Dead Hand System, Project Darwin (Independent)

Last year, Dead Hand System circulated demo versions of Project Darwin. Recently, they finished re-recording more fully realized versions of their noisy, strangely beautiful psychedelia. The new version still shows the influence of My Bloody Valentine in its feedback and guitar textures, but techno aesthetics have also rubbed off, giving the pieces an industrial rumble that is intermittently danceable.

Typical of the album is “formula,” which begins with a bed of found, treated sound—a street scene, maybe, but the sound has been through too many processors by now to be recognizable—over which a melody line snakes, but it isn’t clear that it’s being played on Nigel Wiesehan’s guitar, though it is. It sounds like a keyboard except for the feedback moments that give the origin away. Their prog-rock background can be heard in the simulated mellotron, while Doug Idleman bass rumbles menacingly underneath. Four minutes into the instrumental track, Marcus London starts a pounding, faux-tribal drum pattern amid a hailstorm of melodic feedback fragments, and the piece then moves with metal density and—once again—prog stateliness to the fade. It isn’t everyone’s flavor, but it’s very attractive in its way.

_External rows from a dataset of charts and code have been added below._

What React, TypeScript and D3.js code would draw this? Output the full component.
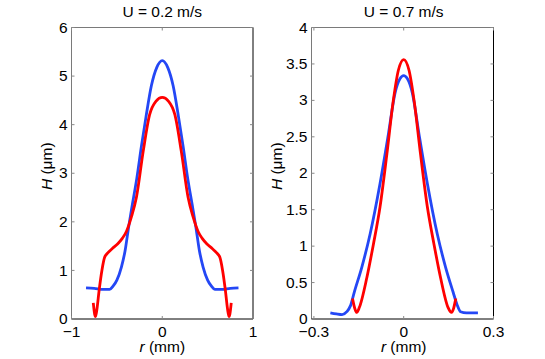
import * as d3 from "d3";

// U = 0.2 m/s panel
const leftBlueR = [-0.84, -0.75, -0.65, -0.58, -0.54, -0.5, -0.45, -0.41, -0.37, -0.33, -0.28, -0.23, -0.18, -0.12, -0.06, 0, 0.06, 0.12, 0.18, 0.23, 0.28, 0.33, 0.37, 0.41, 0.45, 0.5, 0.54, 0.58, 0.65, 0.75, 0.84];
const leftBlueH = [0.64, 0.63, 0.61, 0.61, 0.68, 0.8, 1.07, 1.4, 1.9, 2.35, 2.9, 3.55, 4.15, 4.8, 5.18, 5.32, 5.18, 4.8, 4.15, 3.55, 2.9, 2.35, 1.9, 1.4, 1.07, 0.8, 0.68, 0.61, 0.61, 0.63, 0.64];
const leftRedR = [-0.76, -0.745, -0.735, -0.72, -0.695, -0.665, -0.635, -0.6, -0.55, -0.49, -0.44, -0.395, -0.34, -0.285, -0.21, -0.14, -0.07, 0, 0.07, 0.14, 0.21, 0.285, 0.34, 0.395, 0.44, 0.49, 0.55, 0.6, 0.635, 0.665, 0.695, 0.72, 0.735, 0.745, 0.76];
const leftRedH = [0.33, 0.1, 0.05, 0.2, 0.6, 1.0, 1.27, 1.36, 1.45, 1.55, 1.66, 1.8, 2.1, 2.5, 3.45, 4.2, 4.48, 4.56, 4.48, 4.2, 3.45, 2.5, 2.1, 1.8, 1.66, 1.55, 1.45, 1.36, 1.27, 1.0, 0.6, 0.2, 0.05, 0.1, 0.33];

// U = 0.7 m/s panel
const rightBlueR = [-0.245, -0.225, -0.206, -0.19, -0.178, -0.165, -0.14, -0.112, -0.079, -0.051, -0.029, -0.012, 0, 0.012, 0.029, 0.051, 0.079, 0.112, 0.14, 0.165, 0.178, 0.19, 0.21, 0.248];
const rightBlueH = [0.085, 0.07, 0.06, 0.1, 0.18, 0.37, 0.71, 1.17, 1.86, 2.54, 3.1, 3.3, 3.34, 3.3, 3.1, 2.54, 1.86, 1.17, 0.71, 0.37, 0.2, 0.1, 0.085, 0.085];
const rightRedR = [-0.171, -0.163, -0.157, -0.148, -0.123, -0.101, -0.079, -0.056, -0.035, -0.018, 0, 0.018, 0.035, 0.056, 0.079, 0.101, 0.123, 0.148, 0.16, 0.167, 0.174];
const rightRedH = [0.28, 0.14, 0.09, 0.16, 0.57, 1.03, 1.54, 2.27, 2.99, 3.41, 3.56, 3.41, 2.99, 2.27, 1.54, 1.03, 0.57, 0.16, 0.09, 0.15, 0.28];

const leftXTicks = [-1, 0, 1];
const leftYTicks = [0, 1, 2, 3, 4, 5, 6];
const rightXTicks = [-0.3, 0, 0.3];
const rightYTicks = [0, 0.5, 1, 1.5, 2, 2.5, 3, 3.5, 4];

const titles = ["U = 0.2 m/s", "U = 0.7 m/s"];

const BLUE = "#2447f5";
const RED = "#ff0000";
const FONT = "'Liberation Sans', Arial, sans-serif";

const fmt = (v: number) => (v < 0 ? "\u2212" + String(-v) : String(v));

function Panel({ x0, x1, xDomain, yDomain, xTicks, yTicks, title, blue, red, ylabelX }: any) {
  const top = 27.5, bottom = 319;
  const x = d3.scaleLinear().domain(xDomain).range([x0, x1]);
  const y = d3.scaleLinear().domain(yDomain).range([bottom, top]);
  const line = d3
    .line<[number, number]>()
    .x((d) => x(d[0]))
    .y((d) => y(d[1]))
    .curve(d3.curveMonotoneX);
  const cx = x(0);
  const midY = (top + bottom) / 2;

  return (
    <g fontFamily={FONT} fontSize={15.5}>
      <text x={cx} y={17} textAnchor="middle">{title}</text>
      {/* curves */}
      <path d={line(blue) || ""} fill="none" stroke={BLUE} strokeWidth={2.8} />
      <path d={line(red) || ""} fill="none" stroke={RED} strokeWidth={2.8} />
      {/* box */}
      <line x1={x0} x2={x0} y1={top} y2={bottom} stroke="#7a7a7a" />
      <line x1={x0} x2={x1} y1={top} y2={top} stroke="#7a7a7a" />
      <line x1={x1} x2={x1} y1={top} y2={bottom} stroke="#000" />
      <line x1={x0} x2={x1} y1={bottom} y2={bottom} stroke="#000" />
      {/* ticks */}
      {yTicks.map((t: number) => (
        <g key={"y" + t}>
          <line x1={x0} x2={x0 + 3} y1={y(t)} y2={y(t)} stroke="#888" />
          <line x1={x1} x2={x1 - 3} y1={y(t)} y2={y(t)} stroke="#888" />
          <text x={x0 - 4} y={y(t) + 1} textAnchor="end" dominantBaseline="middle">{fmt(t)}</text>
        </g>
      ))}
      {xTicks.map((t: number) => (
        <g key={"x" + t}>
          <line x1={x(t)} x2={x(t)} y1={bottom} y2={bottom - 3} stroke="#888" />
          <line x1={x(t)} x2={x(t)} y1={top} y2={top + 3} stroke="#888" />
          <text x={x(t)} y={bottom + 18} textAnchor="middle">{fmt(t)}</text>
        </g>
      ))}
      <text x={cx} y={352} textAnchor="middle">
        <tspan fontStyle="italic">r</tspan> (mm)
      </text>
      <text transform={`translate(${ylabelX},${midY - 7}) rotate(-90)`} textAnchor="middle">
        <tspan fontStyle="italic">H</tspan> ({"\u03bc"}m)
      </text>
    </g>
  );
}

export default function App() {
  const zip = (a: number[], b: number[]) => a.map((v, i) => [v, b[i]] as [number, number]);
  return (
    <svg width={545} height={359} style={{ position: "absolute", left: 0, top: 0, background: "#fff" }}>
      <Panel
        x0={71.5}
        x1={253}
        xDomain={[-1, 1]}
        yDomain={[0, 6]}
        xTicks={leftXTicks}
        yTicks={leftYTicks}
        title={titles[0]}
        blue={zip(leftBlueR, leftBlueH)}
        red={zip(leftRedR, leftRedH)}
        ylabelX={52}
      />
      <Panel
        x0={311.5}
        x1={493.5}
        xDomain={[-0.308, 0.3]}
        yDomain={[0, 4]}
        xTicks={rightXTicks}
        yTicks={rightYTicks}
        title={titles[1]}
        blue={zip(rightBlueR, rightBlueH)}
        red={zip(rightRedR, rightRedH)}
        ylabelX={282}
      />
    </svg>
  );
}
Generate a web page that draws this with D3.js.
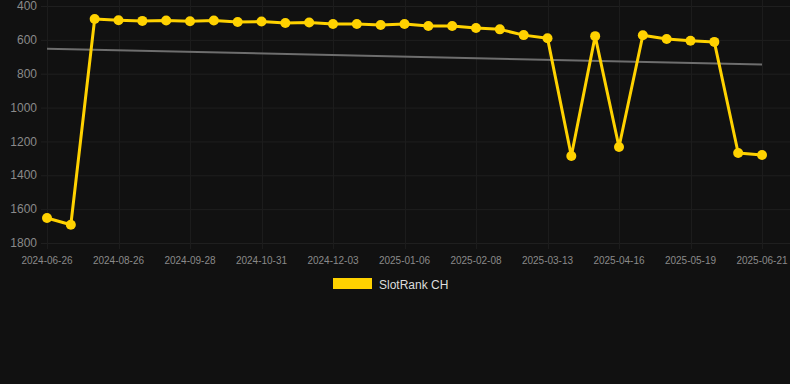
<!DOCTYPE html>
<html>
<head>
<meta charset="utf-8">
<script src="https://cdn.jsdelivr.net/npm/d3@7"></script>
<style>
  html, body { margin: 0; padding: 0; background: #111111; }
  svg { display: block; font-family: "Liberation Sans", Arial, sans-serif; }
</style>
</head>
<body>
<div id="chart"></div>
<script>
// category labels, one per data point
const dates = [
  "2024-06-26", "2024-08-04", "2024-08-15", "2024-08-26", "2024-09-06", "2024-09-17",
  "2024-09-28", "2024-10-09", "2024-10-20", "2024-10-31", "2024-11-11", "2024-11-22",
  "2024-12-03", "2024-12-14", "2024-12-25", "2025-01-06", "2025-01-17", "2025-01-28",
  "2025-02-08", "2025-02-19", "2025-03-02", "2025-03-13", "2025-03-24", "2025-04-04",
  "2025-04-16", "2025-04-27", "2025-05-08", "2025-05-19", "2025-05-30", "2025-06-10",
  "2025-06-21"
];

const rankCH = [
  1652, 1692, 477, 484, 488, 486, 490, 486, 494, 492, 500, 497,
  506, 506, 512, 506, 518, 518, 530, 538, 572, 590, 1286, 578,
  1233, 573, 595, 605, 612, 1268, 1280
];

// trend line end values (first and last category)
const trend = [652, 746];

const yTicks = [400, 600, 800, 1000, 1200, 1400, 1600, 1800];
const seriesName = "SlotRank CH";

const width = 790, height = 384;
const lineColor = "#FFD200";

const svg = d3.select("#chart").append("svg")
  .attr("width", width)
  .attr("height", height);

const x = d3.scalePoint()
  .domain(dates)
  .range([47, 762]);

const y = d3.scaleLinear()
  .domain([400, 1800])
  .range([6, 243]);

// horizontal grid + y labels
svg.append("g")
  .selectAll("line")
  .data(yTicks)
  .join("line")
  .attr("x1", 41)
  .attr("x2", 790)
  .attr("y1", d => y(d) + 0.5)
  .attr("y2", d => y(d) + 0.5)
  .attr("stroke", "#1f1f1f")
  .attr("stroke-width", 1);

svg.append("g")
  .selectAll("text")
  .data(yTicks)
  .join("text")
  .attr("x", 37)
  .attr("y", d => y(d))
  .attr("dy", "0.35em")
  .attr("text-anchor", "end")
  .attr("fill", "#8a8a8a")
  .attr("font-size", 12)
  .text(d => d);

// vertical grid + x labels, every third category
const xTicks = dates.filter((d, i) => i % 3 === 0);

svg.append("g")
  .selectAll("line")
  .data(xTicks)
  .join("line")
  .attr("x1", d => Math.round(x(d)) + 0.5)
  .attr("x2", d => Math.round(x(d)) + 0.5)
  .attr("y1", 0)
  .attr("y2", 249)
  .attr("stroke", "#1c1c1c")
  .attr("stroke-width", 1);

svg.append("g")
  .selectAll("text")
  .data(xTicks)
  .join("text")
  .attr("x", d => x(d))
  .attr("y", 260)
  .attr("dy", "0.35em")
  .attr("text-anchor", "middle")
  .attr("fill", "#8a8a8a")
  .attr("font-size", 10)
  .text(d => d);

// trend line
svg.append("line")
  .attr("x1", x(dates[0]))
  .attr("x2", x(dates[dates.length - 1]))
  .attr("y1", y(trend[0]))
  .attr("y2", y(trend[1]))
  .attr("stroke", "#6e6e6e")
  .attr("stroke-width", 2);

// main series
const line = d3.line()
  .x((d, i) => x(dates[i]))
  .y(d => y(d));

svg.append("path")
  .datum(rankCH)
  .attr("fill", "none")
  .attr("stroke", lineColor)
  .attr("stroke-width", 3)
  .attr("stroke-linejoin", "round")
  .attr("d", line);

svg.append("g")
  .selectAll("circle")
  .data(rankCH)
  .join("circle")
  .attr("cx", (d, i) => x(dates[i]))
  .attr("cy", d => y(d))
  .attr("r", 5)
  .attr("fill", lineColor);

// legend
const legend = svg.append("g").attr("transform", "translate(333,278)");
legend.append("rect")
  .attr("width", 39)
  .attr("height", 11)
  .attr("fill", lineColor);
legend.append("text")
  .attr("x", 46)
  .attr("y", 6.5)
  .attr("dy", "0.35em")
  .attr("fill", "#dddddd")
  .attr("font-size", 12)
  .text(seriesName);
</script>
</body>
</html>
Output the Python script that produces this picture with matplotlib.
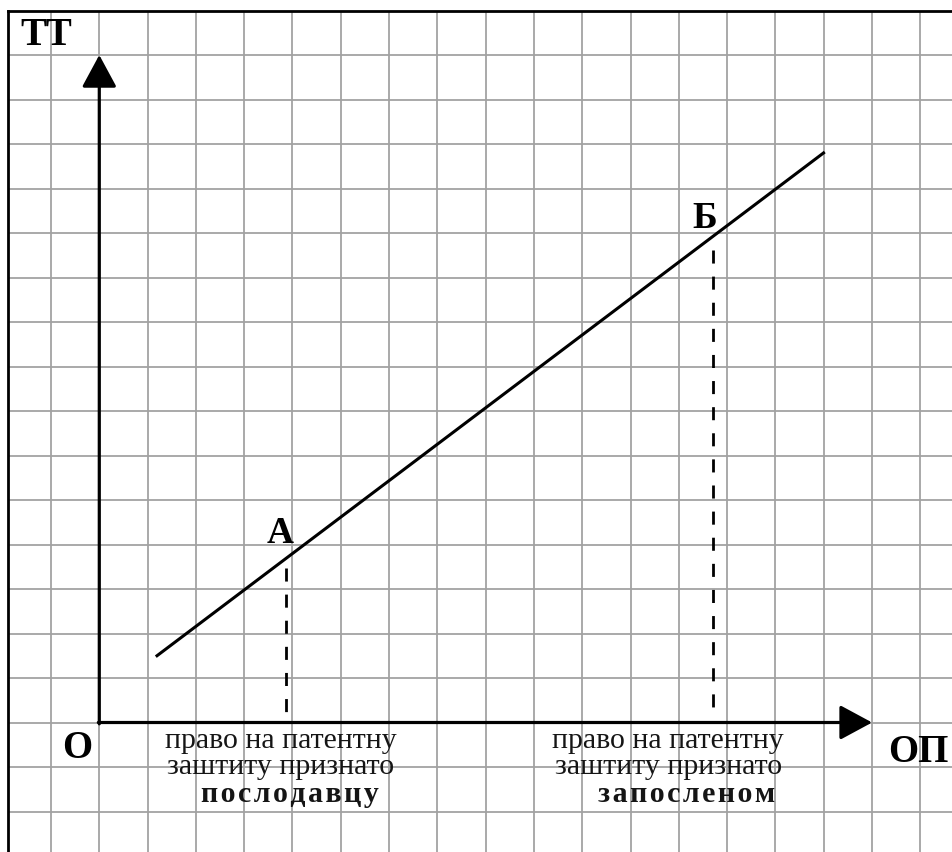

This version of Project Darwin closes a chapter for Dead Hand System in that they will no longer be an all-instrumental band. New vocalist James Watson can be heard on “Founder,” the final track, which is promising but suffers from a quiet vocal mix. The disc also features two live tracks recorded at the Howlin’ Wolf that demonstrate the band can be really heavy, but since there are better-sounding versions of the same songs on the disc, it’s unlikely you’ll listen to them more than once or twice.